Walter Makous: My first meeting of the OSA
In 1962, the Optical Society of America invited 20 leading investigators of the visual system to its annual meeting in Washington, D. C., to report on advances made during the preceding 10 years in their respective fields. As an impecunious graduate student working under Lorrin Riggs at Brown University at the time, I scraped together the money to take Amtrak from Providence to Washington and stayed in a barracks-like room at the YMCA for a few dollars a night. It was an easy walk from the Y to the meetings at the opulent Mayflower Hotel.
The printed versions of the talks (published in the January, 1963, issue of the Journal of the Optical Society of America) do not convey all the excitement and intellectual stimulation of that meeting. One notable example was an early morning talk given by William Rushton. In that era Rushton dominated visual science – or at least visual science meetings – more by force of personality than by lasting contributions. He woke up a sleepy and hung-over audience by promising to “hammer home” six points, whereupon he whipped out a hammer and the first of six signs that he proceeded to nail into the wooden frame of a large blackboard that made a powerful sounding board for the whack of the hammer. It woke many of us up enough to appreciate his six points, which perhaps warranted the dramatic introduction. One, for example, was that the then leading theory of dark adaptation (Hecht’s pigment-bleaching theory) was quantitatively off by a factor of several million.
This was the meeting at which Robert Boynton, fresh from postdoctoral work with W. S. Stiles, at Cambridge University, gave a talk extolling the virtues of Stiles’s mechanisms of color vision. (It is said that the largess of the U. S. Public Health Service, combined with the state of England’s economy at the time, produced the awkward situation in which the stipend of the postdoc exceeded that of his preceptor.) In response to Boynton’s talk, Leo Hurvich took the podium to decry so much “ in the sky.” Rumor has it that toward the end of his career, Stiles regretted having so much under-estimated the importance of opponent mechanisms in vision, mechanisms on which Hurvich and his wife, Dorothea Jameson, had based a theory of color vision that remains the seminal model to this day. So little was known of color mechanisms at the time that Jay Enoch, who had reported at the same meeting his discovery of waveguide modal patterns in cone photoreceptors, was able to suggest, incorrectly, that these waveguide properties could account for the wavelength-selective properties of cones that underlie color vision.
So went the first of a series of annual meetings on vision sponsored by the OSA that even now maintain much of the excitement and verve of that initial meeting.

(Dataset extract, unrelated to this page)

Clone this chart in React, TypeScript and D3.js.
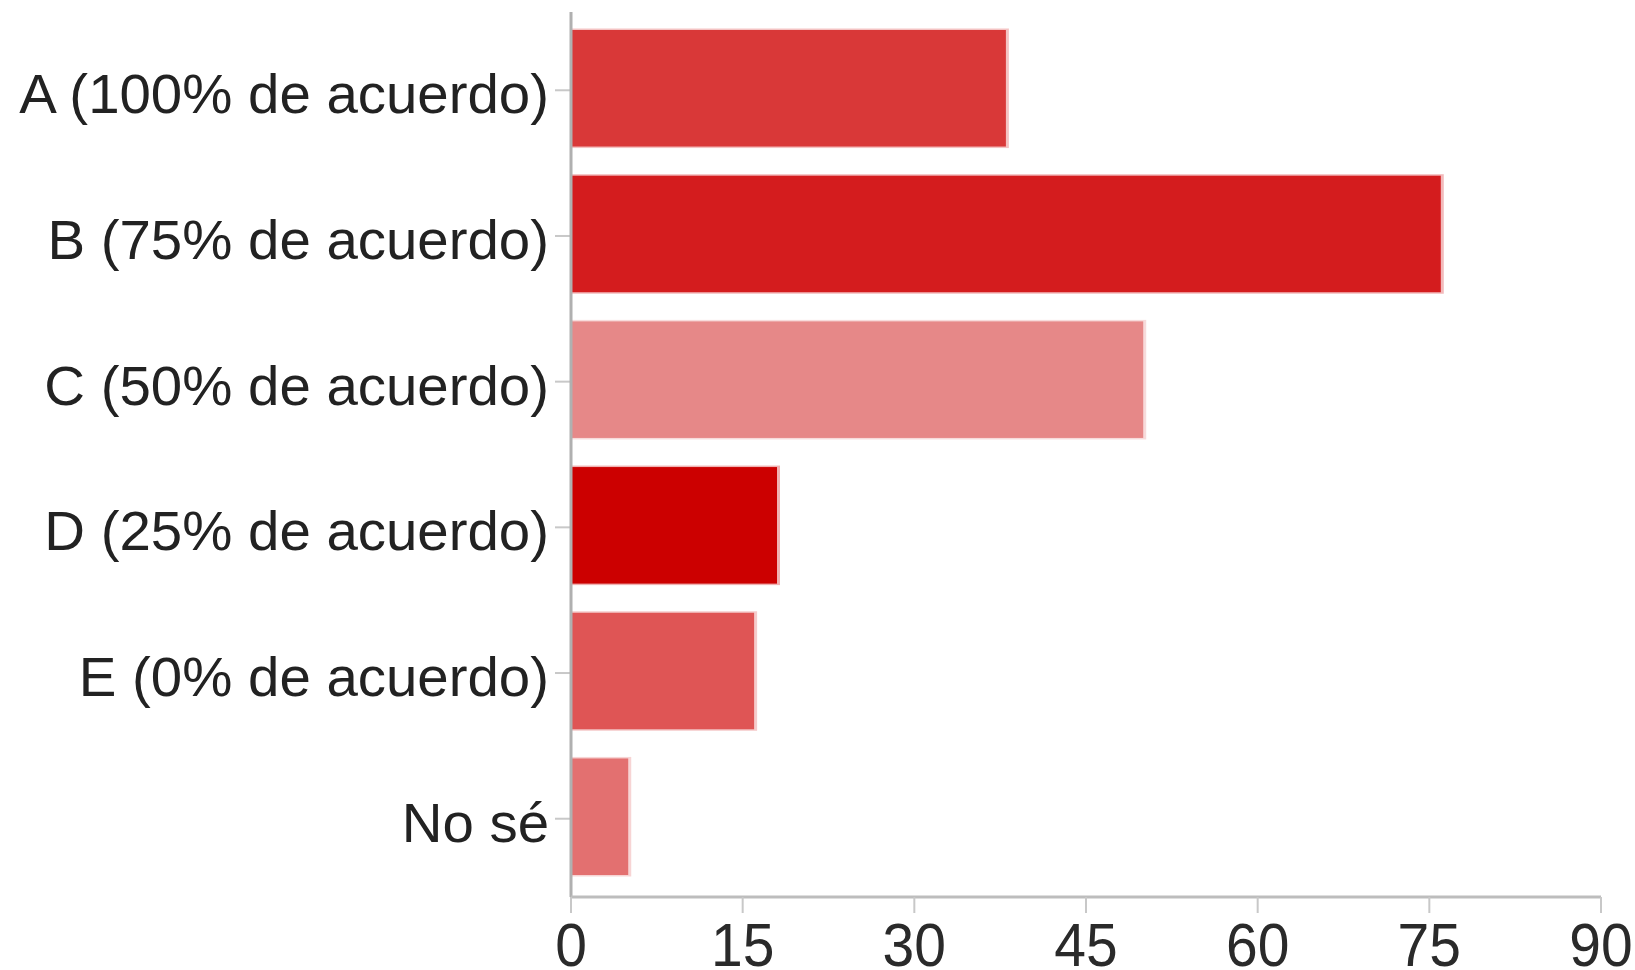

If it is not too self-indulgent, I would like to append a personal experience. Some 15 years later, I was invited by the National Science Foundation to serve as a member of its grant-reviewing panel on Sensory Processes and Perception. As the taxi carried me from the airport to my local accommodations in Washington, D. C., I had the hubris to reflect on the difference in the conditions of my present visit from those of the earlier one, and to wonder what luxurious accommodations had been arranged for me. I was taken down a peg or two when the taxi delivered me to the very same YMCA at which I had stayed in my earlier visit. It turns out that it made a good choice because it was directly across the street from the building in which the panel would meet – allowing me to reprise the “easy walk from the Y to the meetings.”